** Dataset extract **

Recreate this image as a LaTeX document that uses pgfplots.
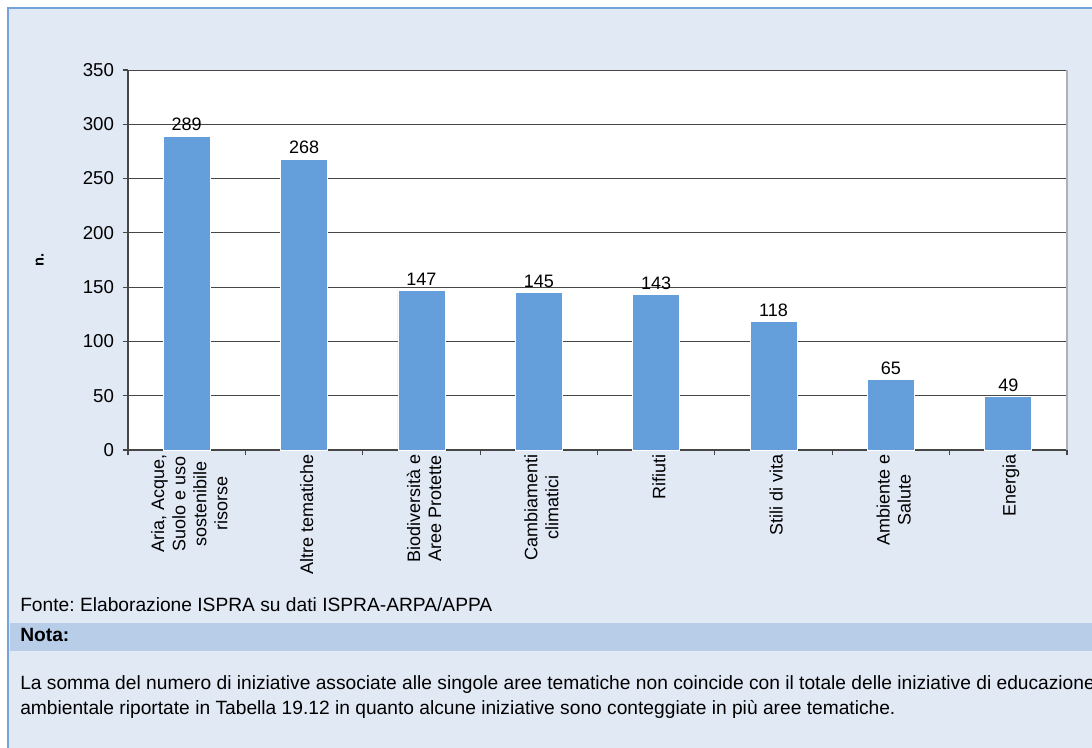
\documentclass[border=0pt]{standalone}
\usepackage{fontspec}
\setmainfont{Liberation Sans}
\usepackage{pgfplots}
\pgfplotsset{compat=1.18}
\definecolor{bgblue}{RGB}{225,233,245}
\definecolor{frameblue}{RGB}{115,163,218}
\definecolor{bandblue}{RGB}{184,206,232}
\definecolor{barblue}{RGB}{101,159,219}
\definecolor{gridgray}{RGB}{70,70,70}
\frenchspacing
\begin{document}
\begin{tikzpicture}
\useasboundingbox (0,0) rectangle (819pt,561pt);
\clip (0,0) rectangle (819pt,561pt);
\fill[white] (0,0) rectangle (819pt,561pt);
\fill[bgblue] (6pt,0) rectangle (819pt,555pt);
\draw[frameblue, line width=1.6pt] (6.3pt,0) -- (6.3pt,554.7pt) -- (819pt,554.7pt);
\fill[bandblue] (7.5pt,72.75pt) rectangle (819pt,93.75pt);
\node[anchor=base west, inner sep=0pt, font=\fontsize{14.4}{17}\selectfont] at (15pt,102pt) {Fonte: Elaborazione ISPRA su dati ISPRA-ARPA/APPA};
\node[anchor=base west, inner sep=0pt, font=\fontsize{14.4}{17}\selectfont\bfseries] at (15pt,79.5pt) {Nota:};
\node[anchor=base west, inner sep=0pt, font=\fontsize{14.4}{17}\selectfont] at (15pt,43.5pt) {La somma del numero di iniziative associate alle singole aree tematiche non coincide con il totale delle iniziative di educazione};
\node[anchor=base west, inner sep=0pt, font=\fontsize{14.4}{17}\selectfont] at (15pt,24.75pt) {ambientale riportate in Tabella 19.12 in quanto alcune iniziative sono conteggiate in più aree tematiche.};
\begin{axis}[
  at={(96pt,223.5pt)}, anchor=south west,
  scale only axis, width=704.25pt, height=285pt,
  xmin=-0.5, xmax=7.5, ymin=0, ymax=350,
  ytick={0,50,...,350},
  ymajorgrids, grid style={gridgray, line width=0.7pt},
  axis background/.style={fill=white},
  axis x line*=bottom, axis y line*=left,
  axis line style={gridgray, line width=0.8pt},
  tick align=outside, major tick length=4pt,
  tick style={gridgray, line width=0.8pt},
  xtick={-0.5,0.5,...,7.5}, xticklabels={},
  extra x ticks={0,1,2,3,4,5,6,7},
  extra x tick style={major tick length=0pt, grid=none},
  extra x tick labels={{Aria, Acque,\\Suolo e uso\\sostenibile\\risorse},{Altre tematiche},{Biodiversità e\\Aree Protette},{Cambiamenti\\climatici},{Rifiuti},{Stili di vita},{Ambiente e\\Salute},{Energia}},
  xticklabel style={rotate=90, anchor=east, align=center, font=\fontsize{13.5}{15.8}\selectfont, yshift=-2pt},
  yticklabel style={font=\fontsize{14}{16}\selectfont, xshift=-3pt},
  /pgf/number format/assume math mode=true,
  ybar, bar width=35.25pt,
  nodes near coords, nodes near coords style={font=\fontsize{13.5}{16}\selectfont, /pgf/number format/assume math mode=true, inner sep=1.5pt, yshift=2pt},
  clip=false,
]
\addplot[fill=barblue, draw=white, line width=0.6pt] coordinates {(0,289) (1,268) (2,147) (3,145) (4,143) (5,118) (6,65) (7,49)};
\draw[gray!60, line width=0.8pt] (rel axis cs:1,0) -- (rel axis cs:1,1);
\node[rotate=90, font=\fontsize{11}{13}\selectfont\bfseries] at (rel axis cs:-0.094,0.5) {n.};
\end{axis}
\end{tikzpicture}
\end{document}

** Task directions **
Give an exact reproduction of every line, leaving out any picture.

** Finished task **
Recreate this image as a LaTeX document that uses pgfplots.
\documentclass[border=0pt]{standalone}
\usepackage{fontspec}
\setmainfont{Liberation Sans}
\usepackage{pgfplots}
\pgfplotsset{compat=1.18}
\definecolor{bgblue}{RGB}{225,233,245}
\definecolor{frameblue}{RGB}{115,163,218}
\definecolor{bandblue}{RGB}{184,206,232}
\definecolor{barblue}{RGB}{101,159,219}
\definecolor{gridgray}{RGB}{70,70,70}
\frenchspacing
\begin{document}
\begin{tikzpicture}
\useasboundingbox (0,0) rectangle (819pt,561pt);
\clip (0,0) rectangle (819pt,561pt);
\fill[white] (0,0) rectangle (819pt,561pt);
\fill[bgblue] (6pt,0) rectangle (819pt,555pt);
\draw[frameblue, line width=1.6pt] (6.3pt,0) -- (6.3pt,554.7pt) -- (819pt,554.7pt);
\fill[bandblue] (7.5pt,72.75pt) rectangle (819pt,93.75pt);
\node[anchor=base west, inner sep=0pt, font=\fontsize{14.4}{17}\selectfont] at (15pt,102pt) {Fonte: Elaborazione ISPRA su dati ISPRA-ARPA/APPA};
\node[anchor=base west, inner sep=0pt, font=\fontsize{14.4}{17}\selectfont\bfseries] at (15pt,79.5pt) {Nota:};
\node[anchor=base west, inner sep=0pt, font=\fontsize{14.4}{17}\selectfont] at (15pt,43.5pt) {La somma del numero di iniziative associate alle singole aree tematiche non coincide con il totale delle iniziative di educazione};
\node[anchor=base west, inner sep=0pt, font=\fontsize{14.4}{17}\selectfont] at (15pt,24.75pt) {ambientale riportate in Tabella 19.12 in quanto alcune iniziative sono conteggiate in più aree tematiche.};
\begin{axis}[
  at={(96pt,223.5pt)}, anchor=south west,
  scale only axis, width=704.25pt, height=285pt,
  xmin=-0.5, xmax=7.5, ymin=0, ymax=350,
  ytick={0,50,...,350},
  ymajorgrids, grid style={gridgray, line width=0.7pt},
  axis background/.style={fill=white},
  axis x line*=bottom, axis y line*=left,
  axis line style={gridgray, line width=0.8pt},
  tick align=outside, major tick length=4pt,
  tick style={gridgray, line width=0.8pt},
  xtick={-0.5,0.5,...,7.5}, xticklabels={},
  extra x ticks={0,1,2,3,4,5,6,7},
  extra x tick style={major tick length=0pt, grid=none},
  extra x tick labels={{Aria, Acque,\\Suolo e uso\\sostenibile\\risorse},{Altre tematiche},{Biodiversità e\\Aree Protette},{Cambiamenti\\climatici},{Rifiuti},{Stili di vita},{Ambiente e\\Salute},{Energia}},
  xticklabel style={rotate=90, anchor=east, align=center, font=\fontsize{13.5}{15.8}\selectfont, yshift=-2pt},
  yticklabel style={font=\fontsize{14}{16}\selectfont, xshift=-3pt},
  /pgf/number format/assume math mode=true,
  ybar, bar width=35.25pt,
  nodes near coords, nodes near coords style={font=\fontsize{13.5}{16}\selectfont, /pgf/number format/assume math mode=true, inner sep=1.5pt, yshift=2pt},
  clip=false,
]
\addplot[fill=barblue, draw=white, line width=0.6pt] coordinates {(0,289) (1,268) (2,147) (3,145) (4,143) (5,118) (6,65) (7,49)};
\draw[gray!60, line width=0.8pt] (rel axis cs:1,0) -- (rel axis cs:1,1);
\node[rotate=90, font=\fontsize{11}{13}\selectfont\bfseries] at (rel axis cs:-0.094,0.5) {n.};
\end{axis}
\end{tikzpicture}
\end{document}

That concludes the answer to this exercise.